A few people in a distance enjoying the evening at Ondarreta Beach in San Sebastian
People enjoying the evening at Ondarreta Beach in San Sebastian

The beach stretches out a further 600 meters along the western end of the bay, towards Monte Igueldo (Igeldo in Basque), the other green hillside which booksends this beautiful bay.

Of all San Sebastián’s beaches, Ondarreta beach is the one most favored by families. While it is still common to see beach tennis and volleyball here, it is less active than Zurriola beach, and surfers don’t tend to come this far along unless the weather is stormy.

It is probably the part of the coast best equipped with all the necessities for a family day out, including toilets, showers, and lockers. But that makes it a very popular destination too, so don’t expect acres of space to yourself.

View of Monte Igueldo and Santa Clara Island from Ondarreta Beach
Monte Igueldo and Santa Clara island as seen from Ondarreta beach.

This brings us to the end of the city’s three beaches, but it is worth continuing along the coast to discover some of the city’s most photographed monuments.
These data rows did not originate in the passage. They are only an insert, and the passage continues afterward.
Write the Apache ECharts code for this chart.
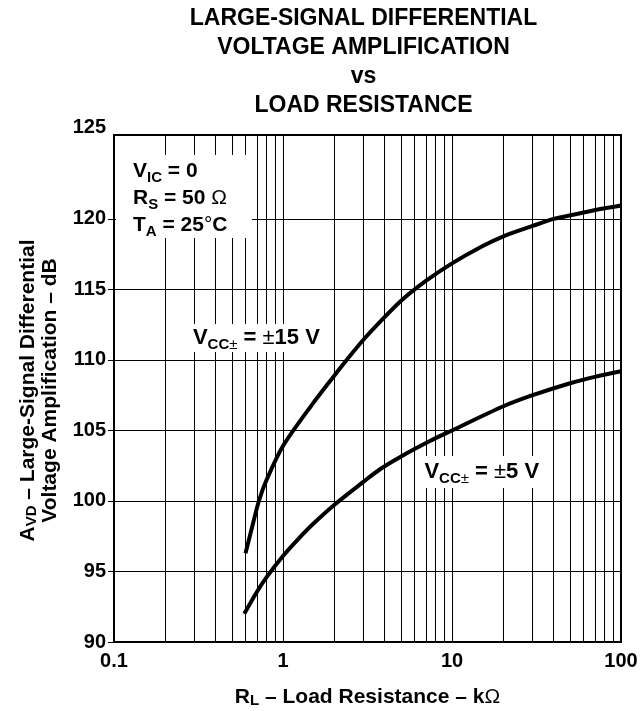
<!DOCTYPE html>
<html><head><meta charset="utf-8">
<script src="https://cdn.jsdelivr.net/npm/echarts@6/dist/echarts.min.js"></script>
<style>html,body{margin:0;padding:0;background:#fff}#c{width:643px;height:711px}</style>
</head><body><div id="c"></div>
<script>
// ---- data ----
const xTickLabels = [0.1, 1, 10, 100];
const yTickLabels = [90, 95, 100, 105, 110, 115, 120, 125];
const yGridLines = [95, 100, 105, 110, 115, 120];
const yTop = 125.95;   // top frame of the plot (labelled 125)
const minorGridX = [0.2,0.3,0.4,0.5,0.6,0.7,0.8,0.9, 2,3,4,5,6,7,8,9, 20,30,40,50,60,70,80,90];
// VCC± = ±15 V
const rl15 = [0.6, 0.65, 0.72, 0.8, 1.0, 1.5, 2.0, 2.4, 3.0, 3.75, 5, 7, 10, 15, 20, 30, 40, 60, 80, 100];
const av15 = [96.3, 97.95, 100.0, 101.5, 103.9, 106.9, 108.85, 110.05, 111.45, 112.7, 114.2, 115.6, 116.85, 118.05, 118.75, 119.5, 120.0, 120.45, 120.75, 120.95];
// VCC± = ±5 V
const rl5 = [0.59, 0.7, 0.8, 1.0, 1.23, 1.5, 2.0, 3.0, 3.75, 5, 7.4, 10, 20, 30, 50, 70, 100];
const av5 = [92.0, 93.55, 94.6, 96.1, 97.3, 98.35, 99.7, 101.37, 102.25, 103.16, 104.25, 105.0, 106.7, 107.5, 108.35, 108.8, 109.2];

const FF = '"Liberation Sans", Arial, Helvetica, sans-serif';
const chart = echarts.init(document.getElementById('c'), null, {renderer: 'canvas'});

const pairs = (xs, ys) => xs.map((x, i) => [x, ys[i]]);
const GL = 114, GR = 22, GT = 135, GB = 69;

const option = {
  animation: false,
  backgroundColor: '#fff',
  grid: {left: GL, right: GR, top: GT, bottom: GB, show: true, borderColor: '#000', borderWidth: 2, backgroundColor: 'transparent', z: 10},
  xAxis: {
    type: 'log', logBase: 10, min: 0.1, max: 100,
    axisLine: {show: false},
    axisTick: {show: false},
    splitLine: {show: true, lineStyle: {color: '#000', width: 1}},
    axisLabel: {color: '#000', fontFamily: FF, fontWeight: 'bold', fontSize: 20, margin: 9,
      formatter: v => { const f = xTickLabels.find(t => Math.abs(t - v) / t < 1e-6); return f !== undefined ? String(f) : ''; }}
  },
  yAxis: {
    type: 'value', min: 90, max: yTop, interval: 5,
    axisLine: {show: false},
    axisTick: {show: true, inside: false, length: 6, lineStyle: {color: '#000', width: 1}, customValues: yGridLines.concat([90])},
    splitLine: {show: false},
    axisLabel: {color: '#000', fontFamily: FF, fontWeight: 'bold', fontSize: 20, margin: 8,
      customValues: yTickLabels.slice(0, 7).concat([yTop]),
      formatter: v => v === yTop ? '{t|125}' : (yTickLabels.includes(v) ? String(v) : ''),
      rich: {t: {fontFamily: FF, fontWeight: 'bold', fontSize: 20, color: '#000', padding: [0, 0, 16, 0]}}}
  },
  series: [
    {
      type: 'line', data: [], silent: true,
      markLine: {
        silent: true, symbol: 'none', label: {show: false}, animation: false,
        lineStyle: {color: '#000', width: 1, type: 'solid'},
        data: minorGridX.map(v => ({xAxis: v})).concat(yGridLines.map(v => ({yAxis: v})))
      },
      z: 1
    },
    {
      name: '±15 V', type: 'line', data: pairs(rl15, av15), smooth: 0.3, showSymbol: false,
      lineStyle: {color: '#000', width: 4}, z: 5
    },
    {
      name: '±5 V', type: 'line', data: pairs(rl5, av5), smooth: 0.3, showSymbol: false,
      lineStyle: {color: '#000', width: 4}, z: 5
    }
  ]
};
chart.setOption(option);

const P = (x, y) => chart.convertToPixel({xAxisIndex: 0, yAxisIndex: 0}, [x, y]);
const mkRich = (fs, sfs, lh) => ({
  b: {fontFamily: FF, fontWeight: 'bold', fontSize: fs, color: '#000', lineHeight: lh},
  n: {fontFamily: FF, fontWeight: 'normal', fontSize: fs, color: '#000', lineHeight: lh},
  s: {fontFamily: FF, fontWeight: 'bold', fontSize: sfs, color: '#000', lineHeight: sfs, verticalAlign: 'bottom'},
  sn: {fontFamily: FF, fontWeight: 'normal', fontSize: sfs, color: '#000', lineHeight: sfs, verticalAlign: 'bottom'}
});
const condRich = mkRich(21, 15, 27);
const curveRich = mkRich(22, 15, 28);
const axRich = mkRich(21, 15, 22);

const tl = P(0.1, yTop);
const c15 = P(0.715, 111.55);
const c5 = P(15, 102.05);
const midX = (GL + (643 - GR)) / 2;
const midY = (GT + (711 - GB)) / 2;

chart.setOption({
  graphic: [
    {type: 'rect', z: 20, shape: {x: tl[0] + 2, y: tl[1] + 20, width: 136, height: 83}, style: {fill: '#fff'}},
    {type: 'text', z: 21, x: tl[0] + 19, y: tl[1] + 23, style: {
      text: '{b|V}{s|IC}{b| = 0}\n{b|R}{s|S}{b| = 50 }{n|Ω}\n{b|T}{s|A}{b| = 25}{n|°}{b|C}', rich: condRich}},
    {type: 'text', z: 21, x: c15[0], y: c15[1], style: {
      text: '{b|V}{s|CC}{sn|±}{b| = }{n|±}{b|15 V}', rich: curveRich, align: 'center', verticalAlign: 'middle',
      backgroundColor: '#fff', padding: [0, 8, 0, 4]}},
    {type: 'text', z: 21, x: c5[0], y: c5[1], style: {
      text: '{b|V}{s|CC}{sn|±}{b| = }{n|±}{b|5 V}', rich: curveRich, align: 'center', verticalAlign: 'middle',
      backgroundColor: '#fff', padding: [2, 8, 2, 8]}},
    {type: 'text', z: 21, x: midX - 4, y: 4, style: {
      text: 'LARGE-SIGNAL DIFFERENTIAL\nVOLTAGE AMPLIFICATION\nvs\nLOAD RESISTANCE',
      font: 'bold 23px ' + FF, fill: '#000', align: 'center', verticalAlign: 'top', lineHeight: 29}},
    {type: 'text', z: 21, x: midX, y: 697, style: {
      text: '{b|R}{s|L}{b| – Load Resistance – k}{n|Ω}', rich: axRich, align: 'center', verticalAlign: 'middle'}},
    {type: 'text', z: 21, x: 39, y: midY + 2, rotation: Math.PI / 2, style: {
      text: '{b|A}{s|VD}{b| – Large-Signal Differential}\n{b|Voltage Amplification – dB}', rich: axRich, align: 'center', verticalAlign: 'middle'}}
  ]
});
</script></body></html>
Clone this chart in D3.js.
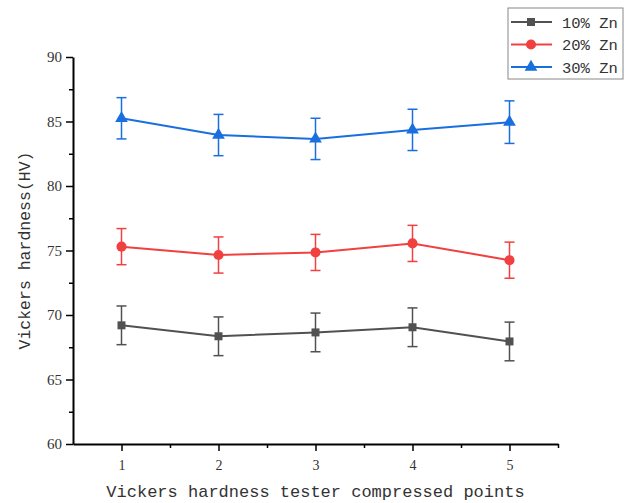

El Peine del Viento XV (Haizearen orrazia in Basque) are three steel sculptures that weigh over nine tons. Meaning “The Comb of the Wind”, Chilean artist Eduardo Chillida had them anchored to the rocks, where they are buffeted by the wind and the sea on San Sebastian’s stormy days.

The Comb of the Wind sculpture on rocky shore
The Comb of the Wind by Chilean artist Eduardo Chillida

The XV refers to the number 15, as it was originally part of 23 sets of sculptures dotted throughout the world.​ Igueldo itself is worth a hike up, offering breathtaking views of the bay.

Santa Clara Island Beach

Out in the middle of the ocean, it’s easy to imagine that Santa Clara Island is off limits, perhaps a national park or a no-go zone.

Scenic Santa Clara Island on a lovely summer day
Santa Clara Island on a beautiful summer day

Happily, that is not the case, it’s open during the summer months and there are a number of ways to get there: by boat, kayak, stand-up paddleboard and kayak. Some even make the 500m swim!

There are very few buildings on the island: a chiringuito (beach bar)/restaurant, a small dock, and a lighthouse at the end of a winding hillside trail. The dock is the point of arrival on the island, which offers a lovely, rare opportunity to see San Sebastián’s coast from a reverse angle.

There is only a small beach – even at low tide it is 30m wide, but that is perhaps part of its charm. At high tide, a natural pool is formed at the end of the beach as seawater floods in.

The island can get surprisingly crowded in summer, and the beach bar can have a bit of a party vibe.

Local tip: If you would prefer a little peace and quiet, taking the path up to the lighthouse will lead you away from the crowds, and there are picnic tables along the way.

This is also the way to go if you are looking out for wildlife. This area, on the highest point of the island, offers great views of the Cantabrian Sea, and it is common to see birdwatchers glued to their binoculars in quieter corners.